And that I fear is the future of Google. The shift from a Google Scholar pricing platform to a Westlaw Next platform. What is going to have to occur is a transformation in the attitude towards the value of information. Currently on the internet, information is considered free. Google makes its money on advertising. Of course this is not the case in the legal profession where a culture has developed that legal information costs money (which is of course billed back to the client).
As we move to an information economy, a pricing structure will be developed for accessing information. Legal databases, like Westlaw Next, provide the pricing structure just as Google provides the organization and the algorithms. Interestingly, West and its parent companies, own the rights to much of the legal material in its databases. The hard copy publishing arm of West provides the foundations for the electronic information. Google’s Settlement Agreement, should it get approved, would provide the same access to all matter of copyrighted material from poetry to philosophy to literature. The legal research industry is a multi-billion dollar market. Surely, the scanning rights to upwards of 30 million titles is worth more than $125 million dollars. The applications and revenues that could be generated from those scans are enormous.

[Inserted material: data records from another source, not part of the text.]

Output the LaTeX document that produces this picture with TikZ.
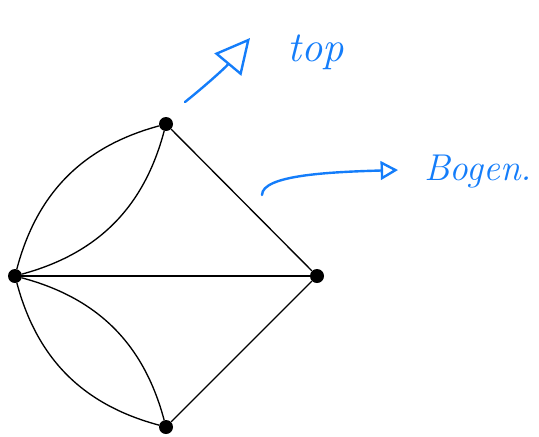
\documentclass[tikz,border=0pt]{standalone}
\usetikzlibrary{arrows.meta}
\definecolor{ink}{RGB}{20,125,250}
\tikzset{
  vert/.style={circle,fill=black,inner sep=0pt,minimum size=10.5pt},
  edge/.style={line width=1pt,black},
  pen/.style={ink,line width=1.8pt,line cap=round,line join=round},
  hand/.style={ink,font=\itshape\fontsize{32}{34}\selectfont,inner sep=0pt},
}
\begin{document}
\begin{tikzpicture}[x=0.75pt,y=-0.75pt]
\useasboundingbox (0,0) rectangle (539,436);
\node[vert] (t) at (166,124) {};
\node[vert] (l) at (15,276) {};
\node[vert] (r) at (317,276) {};
\node[vert] (b) at (166,427) {};
\draw[edge] (l) to[bend left=30] (t);
\draw[edge] (l) to[bend right=30] (t);
\draw[edge] (t) -- (r);
\draw[edge] (l) -- (r);
\draw[edge] (r) -- (b);
\draw[edge] (l) to[bend right=30] (b);
\draw[edge] (l) to[bend left=30] (b);
% handwritten annotations
\coordinate (a1s) at (185,102);
\coordinate (a1e) at (250,38);
\draw[pen,-{Triangle[open,length=26pt,width=26pt,line width=1.8pt]}] (a1s) .. controls (205,86) and (225,68) .. (a1e);
\node[hand] (top) at (316,52) {top};
\coordinate (a2s) at (262,195);
\coordinate (a2e) at (398,170);
\draw[pen,-{Triangle[open,length=13pt,width=14pt,line width=1.8pt]}] (a2s) .. controls (262,175) and (330,172) .. (a2e);
\node[hand,font=\itshape\fontsize{28}{30}\selectfont] (bogen) at (478,172) {Bogen.};
\end{tikzpicture}
\end{document}
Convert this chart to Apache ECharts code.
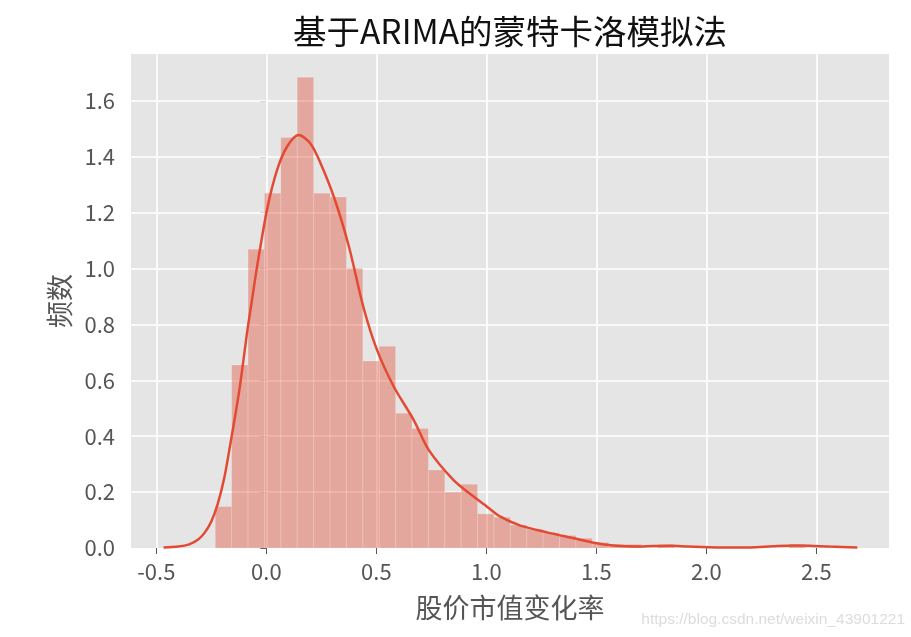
<!DOCTYPE html>
<html>
<head>
<meta charset="utf-8">
<script src="https://cdn.jsdelivr.net/npm/echarts@6/dist/echarts.min.js"></script>
<style>html,body{margin:0;padding:0;background:#fff}#c{width:911px;height:637px}</style>
</head>
<body>
<div id="c"></div>
<script>
// ---- data ----
const titleText = '基于ARIMA的蒙特卡洛模拟法';
const xName = '股价市值变化率';
const yName = '频数';
const watermark = 'https://blog.csdn.net/weixin_43901221';
const xTicks = [-0.5, 0.0, 0.5, 1.0, 1.5, 2.0, 2.5];
const yTicks = [0.0, 0.2, 0.4, 0.6, 0.8, 1.0, 1.2, 1.4, 1.6];
const binStart = -0.232;
const binWidth = 0.0745;
const binHeights = [0.148, 0.655, 1.069, 1.270, 1.469, 1.685, 1.270, 1.256, 1.001, 0.669,
  0.722, 0.482, 0.428, 0.279, 0.200, 0.228, 0.122, 0.110, 0.082, 0.067,
  0.055, 0.045, 0.035, 0.020, 0.013, 0.013, 0, 0.013, 0, 0,
  0, 0, 0, 0, 0, 0.013];
const kdeX = [-0.467, -0.40, -0.35, -0.31, -0.28, -0.25, -0.22, -0.19, -0.164, -0.14,
  -0.118, -0.088, -0.065, -0.042, 0.003, 0.049, 0.094, 0.147, 0.2, 0.245,
  0.31, 0.375, 0.442, 0.503, 0.579, 0.67, 0.738, 0.851, 0.942, 1.003,
  1.064, 1.155, 1.276, 1.397, 1.488, 1.579, 1.68, 1.76, 1.836, 1.92,
  2.05, 2.2, 2.30, 2.40, 2.47, 2.56, 2.686];
const kdeY = [0.002, 0.005, 0.013, 0.03, 0.055, 0.095, 0.16, 0.255, 0.37, 0.48,
  0.589, 0.768, 0.888, 1.007, 1.21, 1.353, 1.436, 1.478, 1.448, 1.38,
  1.25, 1.08, 0.86, 0.709, 0.578, 0.458, 0.351, 0.243, 0.184, 0.148,
  0.112, 0.08, 0.056, 0.035, 0.019, 0.009, 0.005, 0.007, 0.008, 0.005,
  0.002, 0.002, 0.006, 0.009, 0.008, 0.005, 0.002];

// ---- build ----
const histData = binHeights.map((h, i) => [binStart + i * binWidth, binStart + (i + 1) * binWidth, h]);
const kdeData = kdeX.map((x, i) => [x, kdeY[i]]);
const FONT = '"Noto Sans CJK SC", "Noto Sans", sans-serif';

const chart = echarts.init(document.getElementById('c'));
chart.setOption({
  animation: false,
  backgroundColor: '#ffffff',
  grid: { left: 131, right: 22, top: 54, bottom: 89, show: true, backgroundColor: '#E5E5E5', borderWidth: 0 },
  graphic: [
    { type: 'text', x: 510, y: 31, style: { text: titleText, font: '33.5px ' + FONT, fill: '#111', textAlign: 'center', textVerticalAlign: 'middle' } },
    { type: 'text', x: 905, y: 620, style: { text: watermark, font: '15.5px "Liberation Sans", Arial, sans-serif', fill: '#dcdcdc', textAlign: 'right', textVerticalAlign: 'middle' } }
  ],
  xAxis: {
    type: 'value', min: -0.615, max: 2.83,
    name: xName, nameLocation: 'middle', nameGap: 46,
    nameTextStyle: { fontFamily: FONT, fontSize: 27, color: '#555' },
    axisLine: { show: false },
    axisTick: { show: true, customValues: xTicks, length: 6, lineStyle: { color: '#555', width: 1 } },
    axisLabel: { customValues: xTicks, margin: 13, fontFamily: FONT, fontSize: 22, color: '#555', formatter: v => v.toFixed(1) },
    splitLine: { show: false }
  },
  yAxis: {
    type: 'value', min: 0, max: 1.768,
    name: yName, nameLocation: 'middle', nameGap: 56, nameRotate: 90,
    nameTextStyle: { fontFamily: FONT, fontSize: 27, color: '#555' },
    axisLine: { show: false },
    axisTick: { show: true, customValues: yTicks, length: 6, lineStyle: { color: '#555', width: 1 } },
    axisLabel: { customValues: yTicks, margin: 16, fontFamily: FONT, fontSize: 22, color: '#555', formatter: v => v.toFixed(1) },
    splitLine: { show: false }
  },
  series: [
    {
      type: 'line', data: [], z: 1, silent: true,
      markLine: {
        z: 1,
        silent: true, symbol: ['none', 'none'], label: { show: false },
        lineStyle: { color: '#ffffff', width: 1.6, type: 'solid' },
        emphasis: { disabled: true },
        data: xTicks.map(v => ({ xAxis: v })).concat(yTicks.filter(v => v > 0).map(v => ({ yAxis: v })))
      }
    },
    {
      type: 'custom', z: 10, silent: true,
      data: histData,
      encode: { x: [0, 1], y: 2 },
      renderItem: function (params, api) {
        const p0 = api.coord([api.value(0), api.value(2)]);
        const p1 = api.coord([api.value(1), 0]);
        return {
          type: 'rect',
          shape: { x: p0[0], y: p0[1], width: p1[0] - p0[0], height: p1[1] - p0[1] },
          style: { fill: 'rgba(226,74,51,0.4)', stroke: 'rgba(255,255,255,0.22)', lineWidth: 0.8 }
        };
      }
    },
    {
      type: 'line', z: 11, data: kdeData, smooth: 0.3, showSymbol: false, silent: true,
      lineStyle: { color: '#E24A33', width: 2.5 }
    }
  ]
});
</script>
</body>
</html>
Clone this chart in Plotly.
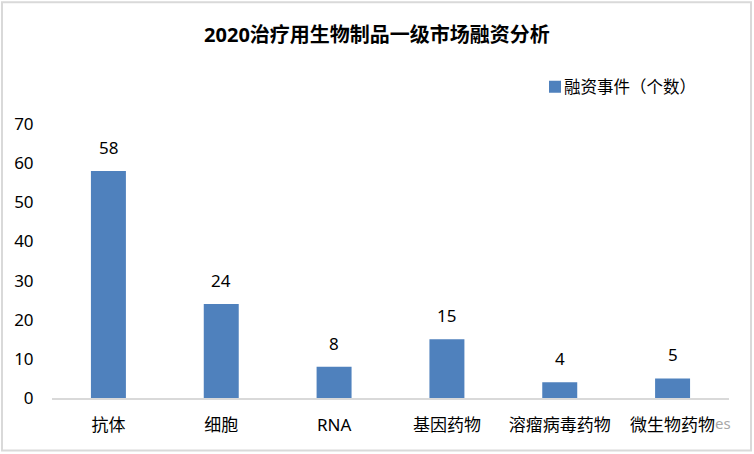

As the public and institutional libraries slowly die due to lack of funding, the time will be ripe for a private corporation, like Google, to step in and fill in the gap. I would suspect that a federally funded project to digitize the Library of Congress and develop a Google interface for public use would be too expensive to develop and would meet the same reception as the Health Care Plan. So that leaves, Google or a similar corporation. How long before Google’s pricing scheme through advertising will give way to a pricing structure based on the legal model. A fee for each search, for each download, or a monthly charge for unlimited access? Unlike the music of Bruce Springsteen, the future does not sound so good to me, which is why I am building my own reality studio.